L’esperimento è descritto molto vividamente dal suo contemporaneo de Lalande:

«Ha fatto costruire un ostensorio o teca simile a quella di San Gennaro, con due ampolle della stessa forma, piene di un amalgama di oro e mercurio misto a cinabro, dello stesso colore del sangue coagulato. Per rendere fluido questo amalgama c’è nel cavo della bordatura un serbatoio di mercurio fluido con una valvola che, quando la teca viene capovolta, si apre per lasciare entrare mercurio nell’ampolla. A questo punto l’amalgama diventa liquido e imita la liquefazione; ma questa è una pura ipotesi di fisica, adatta a spiegare un effetto. È proprio di un grande fisico voler tutto spiegare e tutto imitare».

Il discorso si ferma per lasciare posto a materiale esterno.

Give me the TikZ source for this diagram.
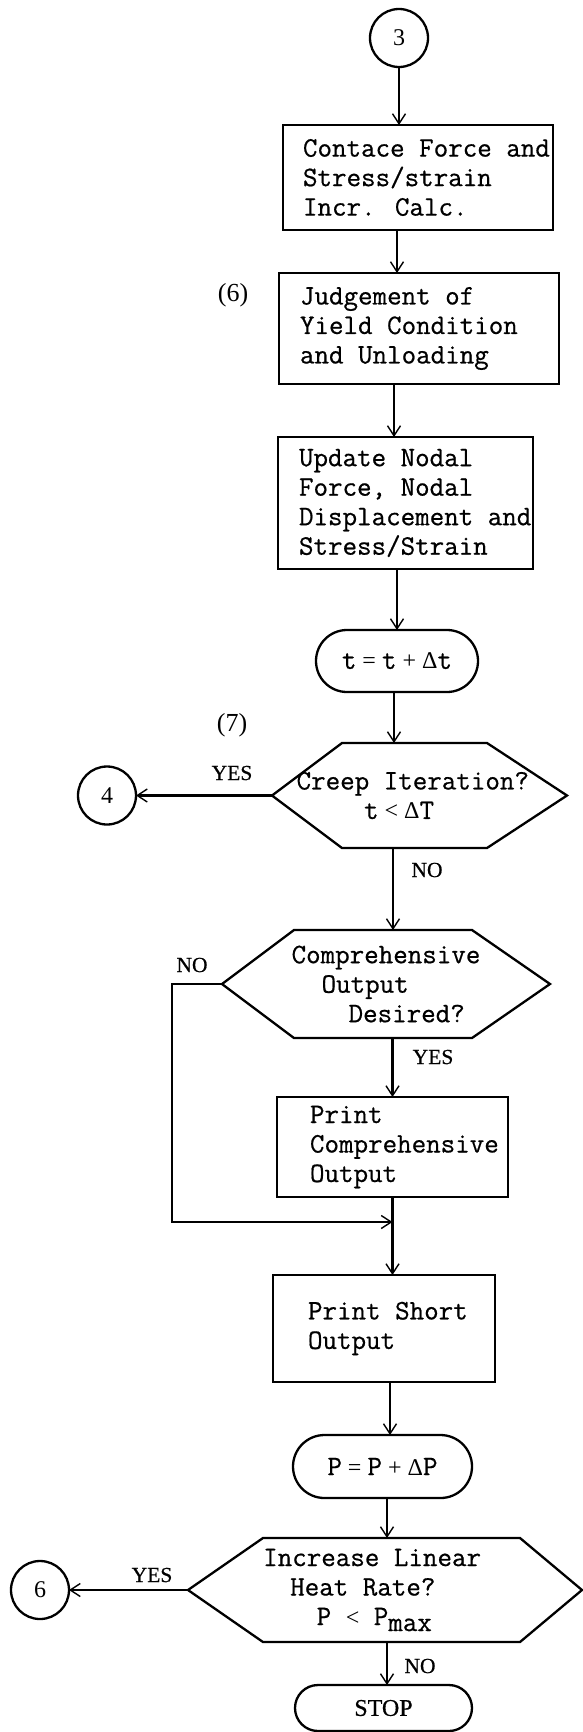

Imitare è il verbo che un po’ rappresenta la vita in questo film; a volte imitiamo un’esistenza non nostra che non viviamo davvero appieno. Una maschera, un trucco.

I protagonisti vivono in uno stato di perenne oscillazione tra il desiderio e la perdita, quasi come fossero consapevoli della transitorietà e dell’inutilità del loro stesso percorso.

Sorrentino costruisce il loro mondo come Cheever costruisce il percorso del suo nuotatore (1964, proprio come il libro di Manganelli), mostrandoci personaggi che tentano di ancorarsi alla bellezza. Ogni istante sembra intensamente presente ma anche inevitabilmente destinato a perdersi.

In questo, Parthenope, è un viaggio nell’intimo e nell’esperienza dove l’identità e il corpo diventano elementi di passaggio, quasi sacrificali.

Sorrentino mette in scena la transitorietà dell’esistenza: ogni personaggio è una metafora vivente del desiderio insoddisfatto, una ricerca di senso in un mondo che sembra destinato a lasciarci solo con il ricordo di ciò che è stato, o di ciò che poteva essere.